Wer sich die Situation vor der Corona-Krise vergegenwärtigt, stellt schnell fest, dass die demokratischen Tugenden schon damals ihre Bedeutung lange verloren hatten. Es herrschte eine ausgeprägte Politikverdrossenheit, sodass die aktive politische Teilnahme immer schwächer wurde. Die Skepsis gegenüber der Staatsmacht war ebenfalls nur rudimentär ausgeprägt, weil der Großteil der Bevölkerung in Deutschland der Regierung nahezu blind vertraute und sich Rechtsbrüche nicht vorstellen konnte. Mit dem Aufstieg der sozialen Medien ging zugleich auch die Fähigkeit verloren, sich mit anderen Meinungen auseinanderzusetzen und sie zu dulden. Facebook, Twitter oder YouTube sorgen – salopp gesagt – für zu viel „Input“, um die Vielzahl an Aussagen und Kommentare zu ertragen. Dazu kommt, dass bei der Kommunikation im virtuellen Raum die Hemmschwelle niedriger liegt. Da lassen es sich politische Konkurrenten und Andersdenkende nicht nehmen, ihre Rivalen persönlich anzugreifen und ihnen das Daseinsrecht abzusprechen. Sie werden nicht geachtet, sondern verachtet.
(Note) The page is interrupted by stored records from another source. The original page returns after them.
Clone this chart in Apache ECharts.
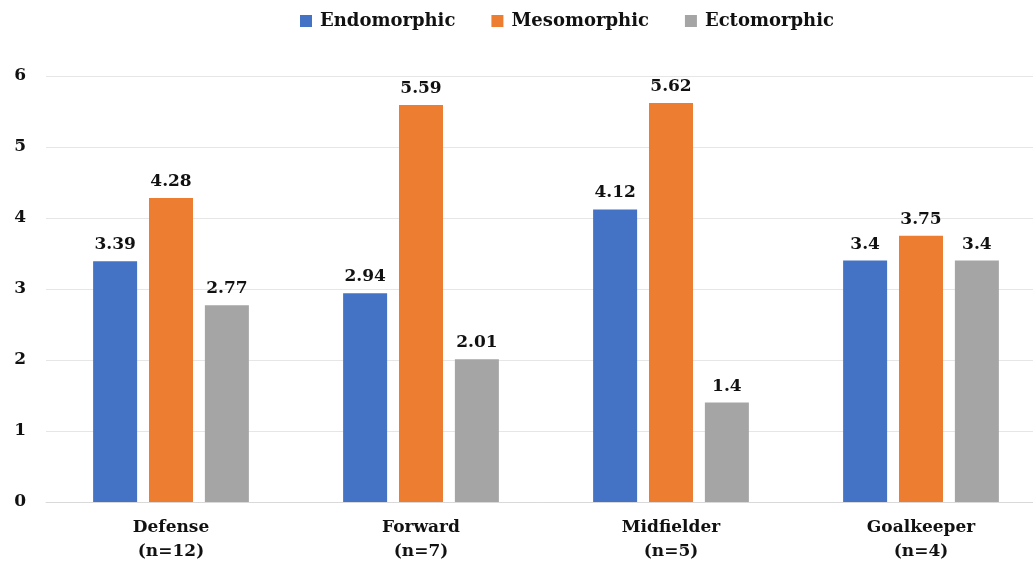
<!DOCTYPE html>
<html>
<head>
<meta charset="utf-8">
<script src="https://cdn.jsdelivr.net/npm/echarts@6/dist/echarts.min.js"></script>
<style>html,body{margin:0;padding:0;background:#fff;}#c{width:1033px;height:570px;}</style>
</head>
<body>
<div id="c"></div>
<script>
const categories = ['Defense\n(n=12)', 'Forward\n(n=7)', 'Midfielder\n(n=5)', 'Goalkeeper\n(n=4)'];
const endomorphic = [3.39, 2.94, 4.12, 3.4];
const mesomorphic = [4.28, 5.59, 5.62, 3.75];
const ectomorphic = [2.77, 2.01, 1.4, 3.4];
const yTicks = [0, 1, 2, 3, 4, 5, 6];

const FONT = '"DejaVu Serif", "Liberation Serif", serif';
const chart = echarts.init(document.getElementById('c'));
const lbl = {show: true, position: 'top', distance: 8, fontFamily: FONT, fontWeight: 'bold', fontSize: 17, color: '#111'};
function s(name, data, color) {
  return {name, type: 'bar', data, barWidth: 44, barGap: '27%', itemStyle: {color}, label: lbl};
}
chart.setOption({
  animation: false,
  textStyle: {fontFamily: FONT},
  legend: {
    top: 7, left: 295, itemWidth: 12, itemHeight: 12, itemGap: 36, icon: 'rect',
    textStyle: {fontFamily: FONT, fontWeight: 'bold', fontSize: 18, color: '#111', padding: [0, 0, 0, 3]}
  },
  grid: {left: 46, width: 1000, top: 76, bottom: 68, containLabel: false, outerBoundsMode: 'none'},
  xAxis: {
    type: 'category', data: categories,
    axisLine: {lineStyle: {color: '#d9d9d9'}}, axisTick: {show: false},
    axisLabel: {fontFamily: FONT, fontWeight: 'bold', fontSize: 17, color: '#111', lineHeight: 24, margin: 14}
  },
  yAxis: {
    type: 'value', min: yTicks[0], max: yTicks[yTicks.length - 1], interval: 1,
    axisLine: {show: false}, axisTick: {show: false},
    splitLine: {lineStyle: {color: '#e6e6e6'}},
    axisLabel: {fontFamily: FONT, fontWeight: 'bold', fontSize: 17, color: '#111', margin: 20}
  },
  series: [
    s('Endomorphic', endomorphic, '#4472C4'),
    s('Mesomorphic', mesomorphic, '#ED7D31'),
    s('Ectomorphic', ectomorphic, '#A5A5A5')
  ]
});
</script>
</body>
</html>
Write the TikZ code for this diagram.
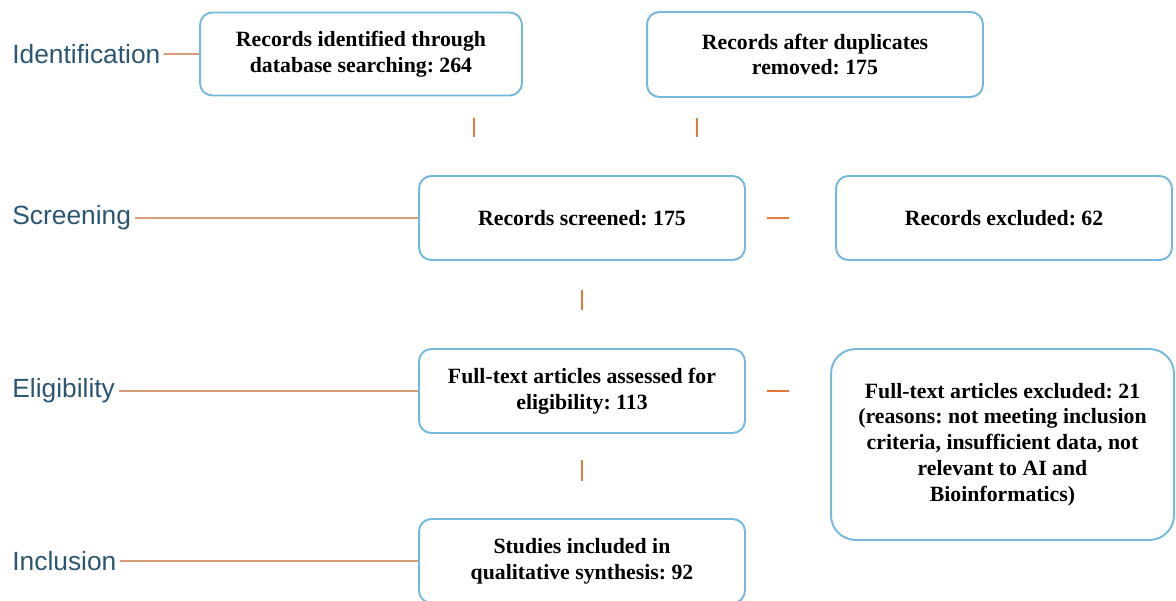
\documentclass[tikz,border=0pt]{standalone}
\usepackage{fontspec}
\setmainfont{Liberation Serif}
\newfontfamily\stagefont{Liberation Sans}
\definecolor{boxblue}{HTML}{74B8DC}
\definecolor{tickorange}{HTML}{E2783A}
\definecolor{stageline}{HTML}{D99A7A}
\definecolor{stageblue}{HTML}{2B5671}
\frenchspacing

\begin{document}
\begin{tikzpicture}
  [x=0.02cm,y=-0.02cm,
   box/.style={draw=boxblue,line width=1.1pt,rounded corners=7pt,align=center,
     minimum width=6.52cm,minimum height=1.68cm,inner sep=0pt,
     font=\fontsize{12.4}{14.7}\selectfont\bfseries},
   stage/.style={anchor=west,text=stageblue,inner sep=2pt,
     font=\stagefont\fontsize{15}{18}\selectfont},
   link/.style={draw=stageline,line width=0.7pt},
   tick/.style={draw=tickorange,line width=1.4pt}]
  \useasboundingbox (0,0) rectangle (1176,601);

  \node[box,minimum width=6.44cm,minimum height=1.66cm] (ident) at (361,54) {Records identified through\\database searching: 264};
  \node[box,minimum width=6.72cm,minimum height=1.7cm] (dedup) at (815,54.5) {Records after duplicates\\removed: 175};
  \node[box] (screen) at (582,218) {Records screened: 175};
  \node[box,minimum width=6.72cm] (excl1) at (1004,218) {Records excluded: 62};
  \node[box] (elig) at (582,391) {Full-text articles assessed for\\eligibility: 113};
  \node[box,minimum width=6.86cm,minimum height=3.82cm,rounded corners=14pt] (excl2) at (1002.5,444.5) {Full-text articles excluded: 21\\(reasons: not meeting inclusion\\criteria, insufficient data, not\\relevant to AI and\\Bioinformatics)};
  \node[box] (incl) at (582,561) {Studies included in\\qualitative synthesis: 92};

  \node[stage] (identlab) at (8.5,54) {Identification};
  \node[stage] (screenlab) at (8.5,218) {Screening};
  \node[stage] (eliglab) at (8.5,391) {Eligibility};
  \node[stage] (incllab) at (8.5,561) {Inclusion};

  \foreach \from/\to in {identlab/ident,screenlab/screen,eliglab/elig,incllab/incl}
    \draw[link] (\from) -- (\to);

  \coordinate (t1a) at (474,118); \coordinate (t1b) at (474,137);
  \coordinate (t2a) at (697,118); \coordinate (t2b) at (697,137);
  \coordinate (t3a) at (767,218); \coordinate (t3b) at (789,218);
  \coordinate (t4a) at (582,290); \coordinate (t4b) at (582,310);
  \coordinate (t5a) at (767,391); \coordinate (t5b) at (789,391);
  \coordinate (t6a) at (582,460); \coordinate (t6b) at (582,481);

  \foreach \from/\to in {t1a/t1b,t2a/t2b,t3a/t3b,t4a/t4b,t5a/t5b,t6a/t6b}
    \draw[tick] (\from) -- (\to);

\end{tikzpicture}
\end{document}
Demokratische Tugenden müssen gepflegt werden
Im Zuge der Corona-Krise haben zumindest zwei der demokratischen Tugenden eine Renaissance erfahren. Mehr und mehr Menschen begegnen der Regierung mit Skepsis. Die vielen Rechtsbrüche, gebrochenen Versprechen und widersprüchlichen Aussagen geben ihnen gute Gründe, an der Staatsmacht zu zweifeln. Deswegen werden sie politisch zunehmend aktiver. Das drückt sich unter anderem in der verstärkten Teilnahme an Demonstrationen aus, die von Woche zu Woche an Zulauf gewinnen. Es entstehen aber auch neue Parteien, Verbände und Initiativen.
Eine Verschlechterung ist hingegen bei den beiden demokratischen Tugenden «Achtung» und «Toleranz» festzustellen. In den letzten knapp zwei Jahren haben sie weiter an Kraft verloren, was sich in der aufgeheizten Debatte in den Medien niederschlägt. Anstatt mit Argumenten zu operieren, greift man zu Beleidigung und Diskreditierung. Vor allem die Staatsmacht kämpft mit harten Bandagen. Sie erträgt keine Kritik und diffamiert alle, die nicht ihrem Kurs folgen. Das führt zu Konformitätsdruck und autoritären Tendenzen. Entgegenwirken kann man ihnen nur, wenn alle demokratischen Tugenden kultiviert und gepflegt werden. Es ist daher höchste Zeit, Achtung und Toleranz wieder als erstrebenswerte Charaktereigenschaften zu betrachten.
1 Der Begriff „Demos“ (altgr. δῆμος) definierte im Gegensatz zum Volksbegriff der Ethnie in der griechischen Antike, ein im Kern politisch-rechtliches Konstrukt, welches das Staatsvolk abbildete. Die über volles Bürgerrecht verfügenden Mitglieder verliehen dem “Demos” mittels gemeinschaftlicher Willensbekundung per Volksversammlung Legitimität.